Croyez-vous à un progrès possible de la recherche historique sur cette affaire ?

Il faut poursuivre les recherches, en particulier sur les correspondances du pape avec les nonces, Bernardini à Berne, Valeri à Vichy, mais ira-t-on beaucoup plus loin sur l'établissement des faits ? Quant à leur interprétation, tout, ou presque, a été dit. On pourra continuer, avec indignation ou retenue, à traiter du "silence" de Pie XII, mais la motivation profonde en restera toujours son secret.

Les raisons apparentes sont en général admises : il n'a pas parlé plus fort pour ne pas se priver d'une possibilité d'assistance plus grande à ceux qui étaient persécutés. Il l'a fait aussi dans l'espoir que le Saint-Siège serait associé après la guerre à la préparation d'un nouvel ordre du monde et que soit évité à l'Allemagne la capitulation sans conditions dont le nonce à Munich, Pacelli, avait été le témoin effrayé après la première guerre mondiale.

Pour le reste, est-ce faire de l'histoire que s'étayer sur des hypothèses ? [Tintincq cause pas vraiment français ]

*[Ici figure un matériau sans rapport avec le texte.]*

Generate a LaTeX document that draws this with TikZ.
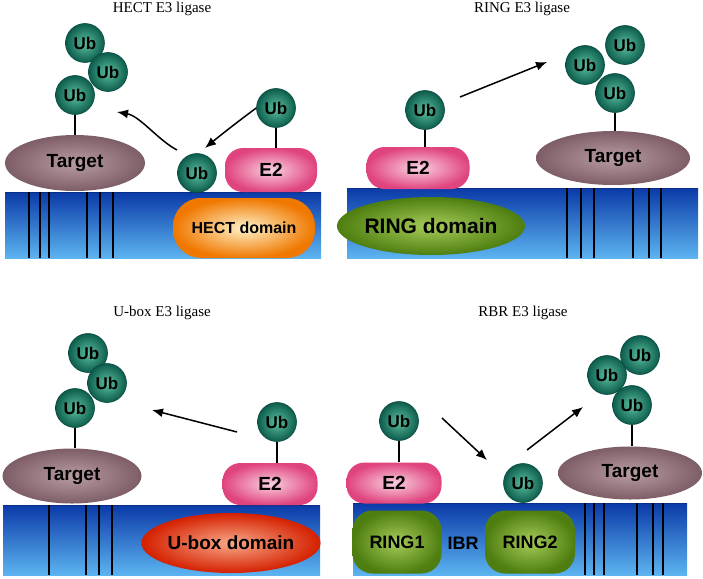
\documentclass[tikz,border=0pt]{standalone}
\usepackage{fontspec}
\setmainfont{Liberation Serif}
\setsansfont{Liberation Sans}
\usetikzlibrary{arrows.meta,shapes.geometric}

\definecolor{ubin}{HTML}{5CC0A0}
\definecolor{ubout}{HTML}{0C5C4C}
\definecolor{tgtin}{HTML}{B99CA3}
\definecolor{tgtout}{HTML}{7E5E66}
\definecolor{e2in}{HTML}{FAD0E2}
\definecolor{e2out}{HTML}{E0447E}
\definecolor{hectin}{HTML}{FFF2C8}
\definecolor{hectout}{HTML}{F07800}
\definecolor{ringin}{HTML}{A6CC58}
\definecolor{ringout}{HTML}{4E7E10}
\definecolor{uboxin}{HTML}{F8A888}
\definecolor{uboxout}{HTML}{D42000}
\definecolor{memtop}{HTML}{0B3AA8}
\definecolor{membot}{HTML}{5CB4F0}

\tikzset{
  ub/.style={circle,minimum size=39pt,inner sep=0pt,draw=ubout!80!black,line width=0.6pt,
    inner color=ubin,outer color=ubout,font=\sffamily\bfseries\fontsize{17}{17}\selectfont},
  tgtbox/.style={ellipse,inner sep=0pt,inner color=tgtin,outer color=tgtout,
    font=\sffamily\bfseries\fontsize{19}{19}\selectfont},
  e2box/.style={rectangle,rounded corners=18pt,inner sep=0pt,inner color=e2in,outer color=e2out,
    font=\sffamily\bfseries\fontsize{19}{19}\selectfont},
  ringbox/.style={rectangle,rounded corners=20pt,inner sep=0pt,inner color=ringin,outer color=ringout,
    font=\sffamily\bfseries\fontsize{18}{18}\selectfont},
  ligtitle/.style={font=\fontsize{15}{15}\selectfont},
  membrane/.style={top color=memtop,bottom color=membot},
  stripe/.style={black,line width=1.3pt},
  link/.style={black,line width=1.3pt},
  arr/.style={-{Latex[length=11pt,width=9pt]},black,line width=1.5pt}
}

\begin{document}
\begin{tikzpicture}[x=1pt,y=-1pt]

\useasboundingbox (0,0) rectangle (703,578);

% HECT
\node[ligtitle] (p1title) at (162,9) {HECT E3 ligase};
\shade[membrane] (5,192) rectangle (321,258);
\draw[memtop!80!black,line width=0.8pt] (5,192) -- (321,192);
\foreach \x in {29,40,49,87,100,113}
  \draw[stripe] (\x,192) -- (\x,258);

\node[tgtbox,minimum width=140pt,minimum height=56pt] (p1tgt) at (75,163) {Target};
\node[ub] (p1ubA) at (85,43) {Ub};
\node[ub] (p1ubB) at (108,72) {Ub};
\node[ub] (p1ubC) at (75,95) {Ub};
\draw[link] (p1ubC.south) -- (p1ubC.south |- p1tgt.north);

\node[e2box,minimum width=92pt,minimum height=44pt] (p1e2) at (271,170) {E2};
\node[ub] (p1ubE) at (276,108) {Ub};
\draw[link] (p1ubE.south) -- (p1ubE.south |- p1e2.north);
\node[ub] (p1ubF) at (197,173) {Ub};
\node[rectangle,rounded corners=28pt,inner sep=0pt,minimum width=142pt,minimum height=60pt,
  inner color=hectin,outer color=hectout,font=\sffamily\bfseries\fontsize{16}{16}\selectfont]
  (p1dom) at (244,228) {HECT domain};

\coordinate (p1in) at (205,148);
\coordinate (p1go) at (177,150);
\coordinate (p1to) at (117,112);
\draw[arr] (p1ubE.west) .. controls (240,120) and (222,134) .. (p1in);
\draw[arr] (p1go) .. controls (158,140) and (140,116) .. (p1to);

% RING
\node[ligtitle] (p2title) at (522,9) {RING E3 ligase};
\shade[membrane] (347,188) rectangle (698,258);
\draw[memtop!80!black,line width=0.8pt] (347,188) -- (698,188);
\foreach \x in {567,581,594,633,649,661}
  \draw[stripe] (\x,188) -- (\x,258);

\node[ellipse,inner sep=0pt,minimum width=163pt,minimum height=58pt,
  inner color=ringin,outer color=ringout,font=\sffamily\bfseries\fontsize{21}{21}\selectfont]
  (p2dom) at (431,226) {RING domain};
\node[e2box,minimum width=103pt,minimum height=42pt] (p2e2) at (418,168) {E2};
\node[ub] (p2ubE) at (425,110) {Ub};
\draw[link] (p2ubE.south) -- (p2ubE.south |- p2e2.north);

\node[tgtbox,minimum width=154pt,minimum height=54pt] (p2tgt) at (613,158) {Target};
\node[ub] (p2ubA) at (625,45) {Ub};
\node[ub] (p2ubB) at (585,65) {Ub};
\node[ub] (p2ubC) at (615,93) {Ub};
\draw[link] (p2ubC.south) -- (p2ubC.south |- p2tgt.north);

\coordinate (p2go) at (460,97);
\coordinate (p2to) at (547,62);
\draw[arr] (p2go) -- (p2to);

% U-box
\node[ligtitle] (p3title) at (162,313) {U-box E3 ligase};
\shade[membrane] (3,505) rectangle (320,575);
\draw[memtop!80!black,line width=0.8pt] (3,505) -- (320,505);
\foreach \x in {49,86,99,112}
  \draw[stripe] (\x,505) -- (\x,575);

\node[tgtbox,minimum width=139pt,minimum height=55pt] (p3tgt) at (72,476) {Target};
\node[ub] (p3ubA) at (88,353) {Ub};
\node[ub] (p3ubB) at (107,383) {Ub};
\node[ub] (p3ubC) at (75,408) {Ub};
\draw[link] (p3ubC.south) -- (p3ubC.south |- p3tgt.north);

\node[e2box,minimum width=95pt,minimum height=42pt] (p3e2) at (270,484) {E2};
\node[ub] (p3ubE) at (277,422) {Ub};
\draw[link] (p3ubE.south) -- (p3ubE.south |- p3e2.north);
\node[ellipse,inner sep=0pt,minimum width=157pt,minimum height=60pt,
  inner color=uboxin,outer color=uboxout,font=\sffamily\bfseries\fontsize{19}{19}\selectfont]
  (p3dom) at (231,543) {U-box domain};

\coordinate (p3go) at (237,432);
\coordinate (p3to) at (152,410);
\draw[arr] (p3go) -- (p3to);

% RBR
\node[ligtitle] (p4title) at (523,313) {RBR E3 ligase};
\shade[membrane] (353,503) rectangle (687,575);
\draw[memtop!80!black,line width=0.8pt] (353,503) -- (687,503);
\foreach \x in {585,594,604,637,653,663}
  \draw[stripe] (\x,503) -- (\x,575);

\node[e2box,minimum width=95pt,minimum height=41pt] (p4e2) at (394,483) {E2};
\node[ub] (p4ubE) at (399,421) {Ub};
\draw[link] (p4ubE.south) -- (p4ubE.south |- p4e2.north);
\node[ringbox,minimum width=89pt,minimum height=63pt] (p4ring1) at (397,542) {RING1};
\node[font=\sffamily\bfseries\fontsize{18}{18}\selectfont] (p4ibr) at (463,543) {IBR};
\node[ringbox,minimum width=90pt,minimum height=63pt] (p4ring2) at (530,542) {RING2};
\node[ub] (p4ubR) at (523,483) {Ub};

\node[tgtbox,minimum width=144pt,minimum height=53pt] (p4tgt) at (630,473) {Target};
\node[ub] (p4ubA) at (640,355) {Ub};
\node[ub] (p4ubB) at (607,375) {Ub};
\node[ub] (p4ubC) at (632,405) {Ub};
\draw[link] (p4ubC.south) -- (p4ubC.south |- p4tgt.north);

\coordinate (p4go) at (442,418);
\coordinate (p4in) at (487,460);
\coordinate (p4up) at (527,450);
\coordinate (p4to) at (583,407);
\draw[arr] (p4go) -- (p4in);
\draw[arr] (p4up) -- (p4to);

\end{tikzpicture}
\end{document}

Comment répondre à la question de savoir si des juifs auraient été sauvés si le pape avait davantage parlé ? Ou de savoir, à l'inverse, combien il aurait fallu déplorer de représailles s'il avait davantage protesté ? Les partisans de Pie XII diront toujours qu'il a plus fait pour les juifs en agissant dans la discrétion et ses adversaires rappelleront toujours les quelques cas où les SS ont cédé, comme à Berlin où, en mars 1943, 1500 épouses chrétiennes de conjoints juifs ont fait huit jours de sit-in devant les bureaux de la communauté juive, dans la Rosenstrasse, pour obtenir le retour de leurs maris envoyés en camps. Et ils furent libérés.